▶ _GIVEN INSTRUCTION_
Locate each line of the material that contains "this", then return it.

▶ _EXTRACTED MATERIAL_
-- Start --

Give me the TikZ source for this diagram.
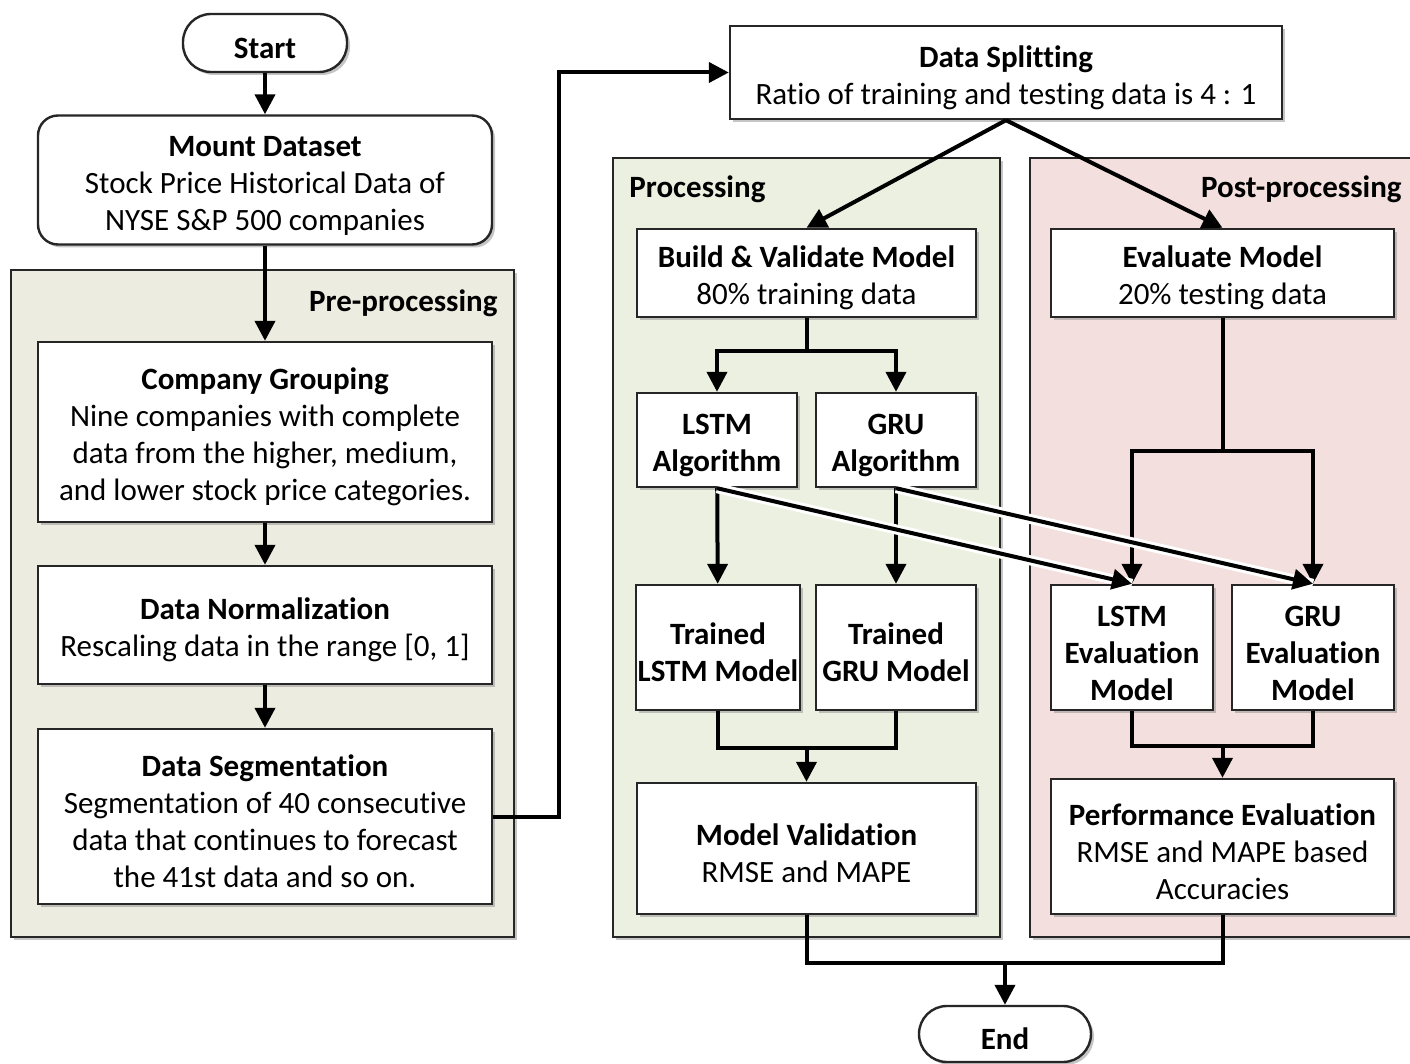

-- End --
-- Start --

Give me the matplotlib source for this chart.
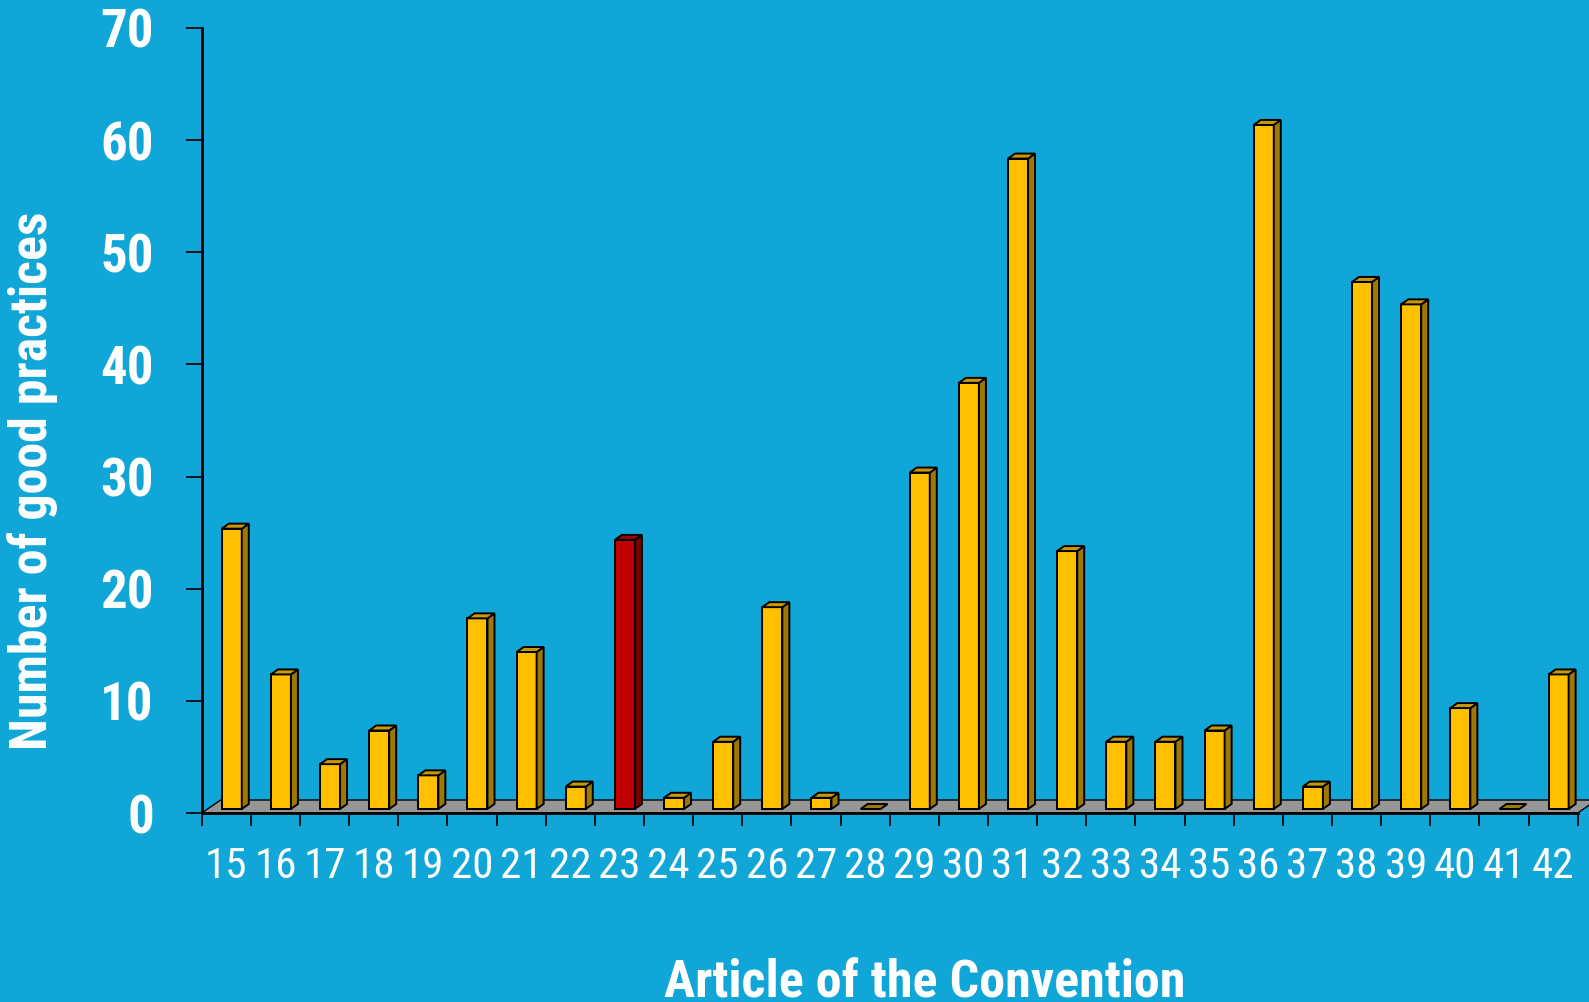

-- End --
-- Start --

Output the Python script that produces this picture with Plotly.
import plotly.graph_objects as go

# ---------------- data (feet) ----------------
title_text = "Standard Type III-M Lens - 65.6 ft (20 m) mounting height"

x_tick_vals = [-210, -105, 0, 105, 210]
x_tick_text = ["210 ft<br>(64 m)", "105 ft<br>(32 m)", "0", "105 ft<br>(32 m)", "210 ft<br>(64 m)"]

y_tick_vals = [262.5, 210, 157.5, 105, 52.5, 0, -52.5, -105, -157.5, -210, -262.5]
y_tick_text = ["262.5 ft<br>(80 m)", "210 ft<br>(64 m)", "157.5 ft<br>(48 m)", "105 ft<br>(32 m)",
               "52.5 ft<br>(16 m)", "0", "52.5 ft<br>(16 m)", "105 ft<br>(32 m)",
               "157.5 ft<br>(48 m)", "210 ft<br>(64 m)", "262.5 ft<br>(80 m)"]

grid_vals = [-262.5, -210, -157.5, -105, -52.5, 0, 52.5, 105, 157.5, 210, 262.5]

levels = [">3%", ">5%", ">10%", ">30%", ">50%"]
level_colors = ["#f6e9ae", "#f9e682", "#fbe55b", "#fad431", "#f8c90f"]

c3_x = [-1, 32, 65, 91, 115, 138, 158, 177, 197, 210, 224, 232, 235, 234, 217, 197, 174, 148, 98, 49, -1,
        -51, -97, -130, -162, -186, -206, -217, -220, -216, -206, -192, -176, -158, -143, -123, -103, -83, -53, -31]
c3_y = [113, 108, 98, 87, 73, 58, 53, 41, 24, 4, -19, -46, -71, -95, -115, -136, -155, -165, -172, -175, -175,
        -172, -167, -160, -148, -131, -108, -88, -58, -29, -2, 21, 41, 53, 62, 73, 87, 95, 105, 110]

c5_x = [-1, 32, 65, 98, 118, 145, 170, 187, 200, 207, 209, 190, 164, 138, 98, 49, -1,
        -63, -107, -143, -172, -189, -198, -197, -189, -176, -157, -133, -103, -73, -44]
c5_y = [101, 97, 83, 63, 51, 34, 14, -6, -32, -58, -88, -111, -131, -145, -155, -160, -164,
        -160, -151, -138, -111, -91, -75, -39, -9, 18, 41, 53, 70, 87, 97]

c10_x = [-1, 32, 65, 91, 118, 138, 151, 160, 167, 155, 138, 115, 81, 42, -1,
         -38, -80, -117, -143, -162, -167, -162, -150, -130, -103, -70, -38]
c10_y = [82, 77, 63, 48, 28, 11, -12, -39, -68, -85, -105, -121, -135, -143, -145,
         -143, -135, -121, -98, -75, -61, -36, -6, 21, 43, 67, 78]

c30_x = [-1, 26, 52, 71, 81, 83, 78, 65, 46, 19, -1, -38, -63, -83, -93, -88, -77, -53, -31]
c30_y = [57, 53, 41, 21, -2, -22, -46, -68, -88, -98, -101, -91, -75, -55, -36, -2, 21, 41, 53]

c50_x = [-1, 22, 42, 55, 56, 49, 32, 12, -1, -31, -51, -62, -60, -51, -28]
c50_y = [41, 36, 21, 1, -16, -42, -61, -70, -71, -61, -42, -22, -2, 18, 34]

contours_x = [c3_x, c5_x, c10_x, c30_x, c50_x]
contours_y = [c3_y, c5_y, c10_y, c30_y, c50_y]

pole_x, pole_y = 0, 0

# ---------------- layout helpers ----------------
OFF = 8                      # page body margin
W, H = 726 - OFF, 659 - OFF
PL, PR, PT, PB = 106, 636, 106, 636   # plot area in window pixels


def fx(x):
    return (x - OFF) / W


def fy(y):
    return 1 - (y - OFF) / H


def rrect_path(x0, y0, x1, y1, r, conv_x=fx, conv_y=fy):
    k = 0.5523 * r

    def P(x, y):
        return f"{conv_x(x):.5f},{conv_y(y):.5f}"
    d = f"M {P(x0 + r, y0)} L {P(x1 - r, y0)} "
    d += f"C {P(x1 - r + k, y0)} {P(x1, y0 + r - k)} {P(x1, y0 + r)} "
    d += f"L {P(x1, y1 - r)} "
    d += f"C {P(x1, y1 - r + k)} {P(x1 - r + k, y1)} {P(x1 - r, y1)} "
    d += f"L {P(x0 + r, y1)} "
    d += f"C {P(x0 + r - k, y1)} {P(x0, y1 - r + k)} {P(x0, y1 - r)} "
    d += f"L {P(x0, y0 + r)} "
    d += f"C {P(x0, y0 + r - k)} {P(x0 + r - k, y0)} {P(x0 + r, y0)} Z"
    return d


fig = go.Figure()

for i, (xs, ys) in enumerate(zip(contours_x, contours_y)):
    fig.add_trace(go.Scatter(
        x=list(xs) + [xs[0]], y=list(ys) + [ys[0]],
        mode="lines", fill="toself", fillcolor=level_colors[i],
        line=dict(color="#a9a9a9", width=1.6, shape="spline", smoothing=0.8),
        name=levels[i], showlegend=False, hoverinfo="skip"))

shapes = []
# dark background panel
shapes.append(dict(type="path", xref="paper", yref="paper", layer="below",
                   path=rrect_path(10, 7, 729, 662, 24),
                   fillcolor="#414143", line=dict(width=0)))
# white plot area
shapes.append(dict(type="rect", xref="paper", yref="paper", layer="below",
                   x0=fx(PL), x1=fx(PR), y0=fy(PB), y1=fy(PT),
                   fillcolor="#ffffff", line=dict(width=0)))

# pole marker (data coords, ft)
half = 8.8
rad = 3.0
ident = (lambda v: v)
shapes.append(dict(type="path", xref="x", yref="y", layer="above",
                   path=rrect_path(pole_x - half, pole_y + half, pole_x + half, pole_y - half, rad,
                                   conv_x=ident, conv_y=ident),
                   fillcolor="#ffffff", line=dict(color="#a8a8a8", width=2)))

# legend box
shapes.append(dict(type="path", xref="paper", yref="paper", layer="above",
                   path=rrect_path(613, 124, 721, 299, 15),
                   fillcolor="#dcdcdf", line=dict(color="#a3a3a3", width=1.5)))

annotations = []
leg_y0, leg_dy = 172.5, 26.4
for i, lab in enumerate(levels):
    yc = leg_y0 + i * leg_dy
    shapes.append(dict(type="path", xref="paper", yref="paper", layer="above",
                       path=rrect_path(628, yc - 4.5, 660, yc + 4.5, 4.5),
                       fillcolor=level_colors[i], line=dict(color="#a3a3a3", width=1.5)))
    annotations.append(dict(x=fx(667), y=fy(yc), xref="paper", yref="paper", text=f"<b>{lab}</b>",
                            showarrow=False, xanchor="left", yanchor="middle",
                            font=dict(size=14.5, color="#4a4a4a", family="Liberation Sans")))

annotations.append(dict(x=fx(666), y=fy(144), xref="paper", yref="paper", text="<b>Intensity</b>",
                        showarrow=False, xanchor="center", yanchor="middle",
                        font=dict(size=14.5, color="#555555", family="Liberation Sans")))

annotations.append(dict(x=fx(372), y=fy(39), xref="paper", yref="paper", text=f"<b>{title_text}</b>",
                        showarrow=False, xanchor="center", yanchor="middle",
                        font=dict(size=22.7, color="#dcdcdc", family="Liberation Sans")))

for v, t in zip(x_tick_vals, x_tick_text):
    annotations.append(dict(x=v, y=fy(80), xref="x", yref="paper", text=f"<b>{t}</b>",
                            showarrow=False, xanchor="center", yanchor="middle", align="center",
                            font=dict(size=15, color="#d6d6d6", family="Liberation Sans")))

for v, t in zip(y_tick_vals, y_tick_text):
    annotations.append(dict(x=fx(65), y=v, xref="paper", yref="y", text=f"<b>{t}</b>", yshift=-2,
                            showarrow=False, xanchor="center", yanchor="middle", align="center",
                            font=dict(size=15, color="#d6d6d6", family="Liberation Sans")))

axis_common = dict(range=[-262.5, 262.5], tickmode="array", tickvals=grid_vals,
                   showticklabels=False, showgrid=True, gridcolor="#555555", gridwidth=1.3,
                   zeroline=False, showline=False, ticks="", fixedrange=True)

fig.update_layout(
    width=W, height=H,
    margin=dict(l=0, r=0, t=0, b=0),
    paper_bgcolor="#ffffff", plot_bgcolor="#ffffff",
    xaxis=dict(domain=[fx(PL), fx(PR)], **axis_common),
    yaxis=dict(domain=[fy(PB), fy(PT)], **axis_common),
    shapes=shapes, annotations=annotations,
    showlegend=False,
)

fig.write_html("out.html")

-- End --

▶ _CORRECT ANSWER_
Give me the TikZ source for this diagram.
Give me the matplotlib source for this chart.
Output the Python script that produces this picture with Plotly.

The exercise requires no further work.